Inside his modern-day DVD shop, which occupies the bygone Lido Cinema he once worked at, Mohammad Sibai reminisces about his favorite films and recalls, with great precision, American and Italian movie icons he looked up to like James Bond, Kirk Douglas, Sophia Loren, Burt Lancaster, Anthony Quinn, and Gina Lollobrigida.

“My father was 10 years old when he started working at the cinema and when I was born, in 1959, he had already owned a cinema where I would eventually work.”

Around 5000 people would flock to El-Tall square, and move between Cinema Palace to Colorado and all cinemas in between, at five in the afternoon, every day, to catch a film.

“On Sundays, you would be lucky to find a spot,” Sibai says. “Some people would also go from one cinema to another to watch different movies.”

Sibai speaks with appreciation describing what the cinema in his old days used to offer. He harks back to when the ladies used to fix up their hair, powder their faces, put on their finest dresses and go to the cinema when they wanted to go somewhere nice.

Besides generating profits from ticket purchases, there was another level of economy involved in the film industry, Bucher told NOW Lebanon. Among the archive, she recovered invoices from hardware and paint shops, sanitary and venue maintenance expenses, receipts from copper souks, municipal taxes, and telecommunication and electricity bills.

With the onset of the 1975-1990 civil war and with the advent of the Syrian Army, which enforced oppressive measures, cinema culture started to wane until it became prohibited when the Islamic Unity Movement known as Harakat Al-Tawhid arrived and operated in the north.

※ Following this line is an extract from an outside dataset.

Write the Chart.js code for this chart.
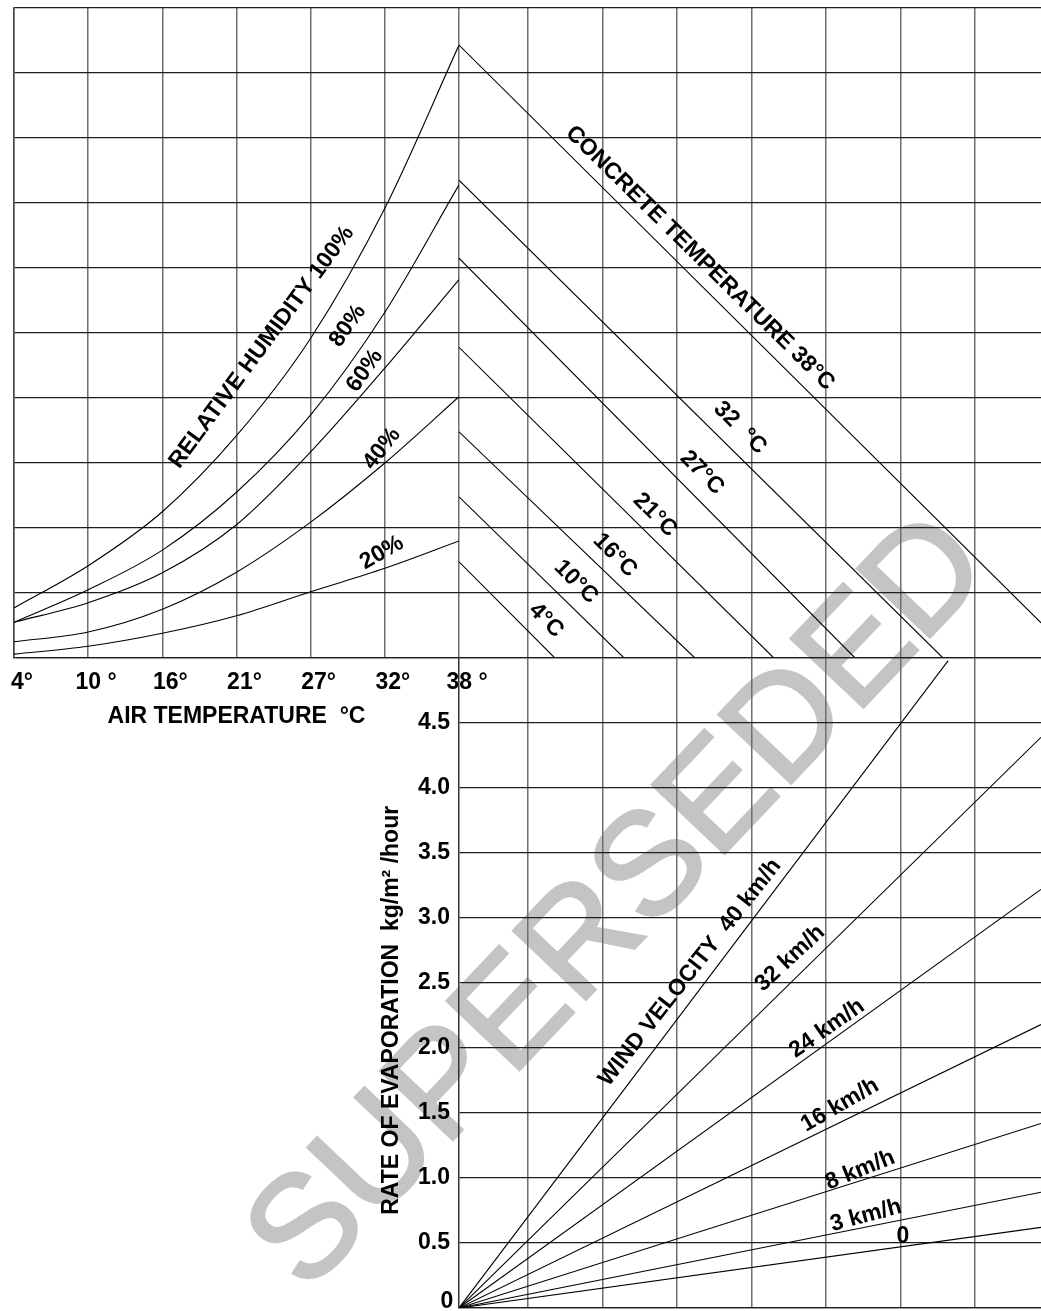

“It’s always important to be curious about what came before,” Bucher said. “This is not an exercise of nostalgia nor is it to glorify that period because they were not necessarily perfect times. What I find important about this work is for people to know about it, I don’t want to be prescriptive about what they should make out of it afterward.”

“But in this context where you have no national archive, no nationally driven effort to look at the past and deal with the past, it becomes very easy for anyone to put whatever story out,” she added.